Scientists in Uganda are scheduled to perform the country’s first ever bone marrow transplant, the state mouthpiece reported on Friday.
A bone marrow transplant is done by transferring stem cells from one person to another. Stem cells can either be collected from the circulating cells in the blood (the peripheral system) or from the bone marrow.
In simple terms, the bone marrow transplant aims at replacing the patients bone marrow with healthy cells. The replacement cells can either come from the patient’s own body or from a donor.
A bone marrow transplant is also called a stem cell transplant or, more specifically, a hematopoietic stem cell transplant.
Transplantation can be used to treat certain types of cancer, such as leukemia, myeloma, and lymphoma, and other blood and immune system diseases that affect the bone marrow.
Stem cells are special cells that can make copies of themselves and change into the many different kinds of cells that your body needs.
There are several kinds of stem cells and they are found in different parts of the body at different times.
Cancer and cancer treatment can damage your hematopoietic stem cells.
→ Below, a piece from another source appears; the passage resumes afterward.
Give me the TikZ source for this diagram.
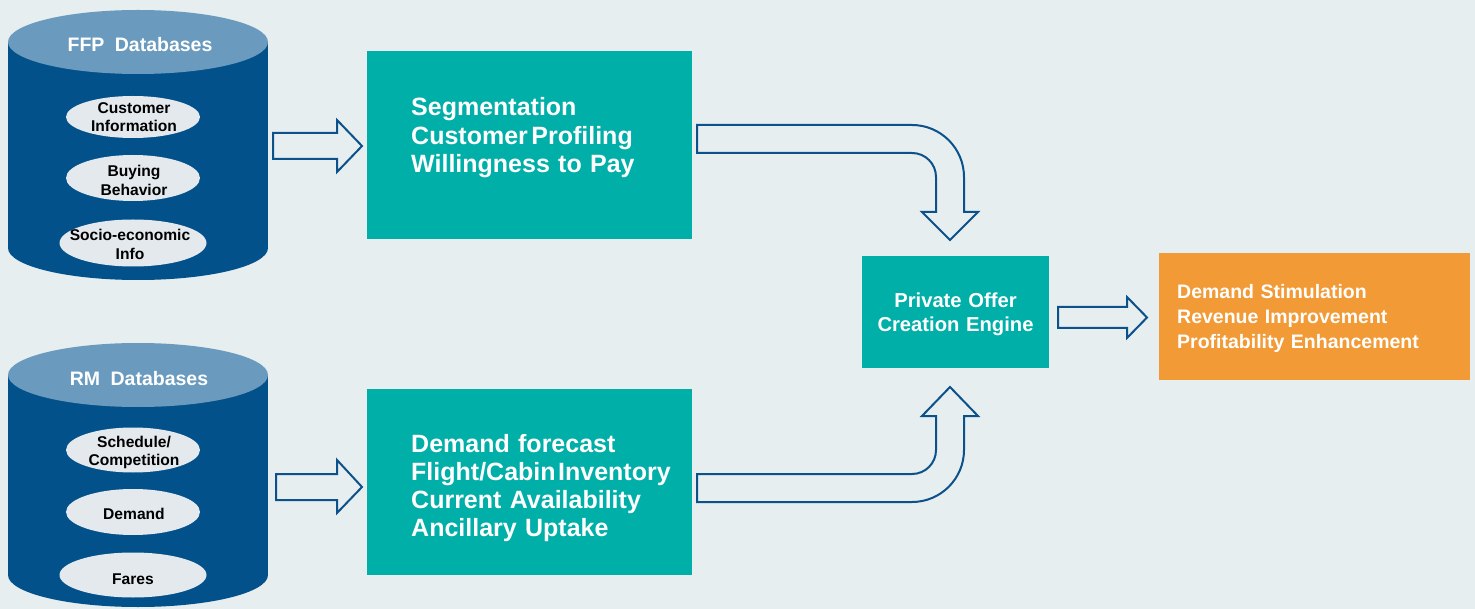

Hematopoietic stem cells are stem cells that turn into blood cells.
Bone marrow is soft, spongy tissue in the body that contains hematopoietic stem cells. It is found in the center of most bones. Hematopoietic stem cells are also found in the blood that is moving throughout your body.
When hematopoietic stem cells are damaged, they may not become red blood cells, white blood cells, and platelets. These blood cells are very important and each one has a different job.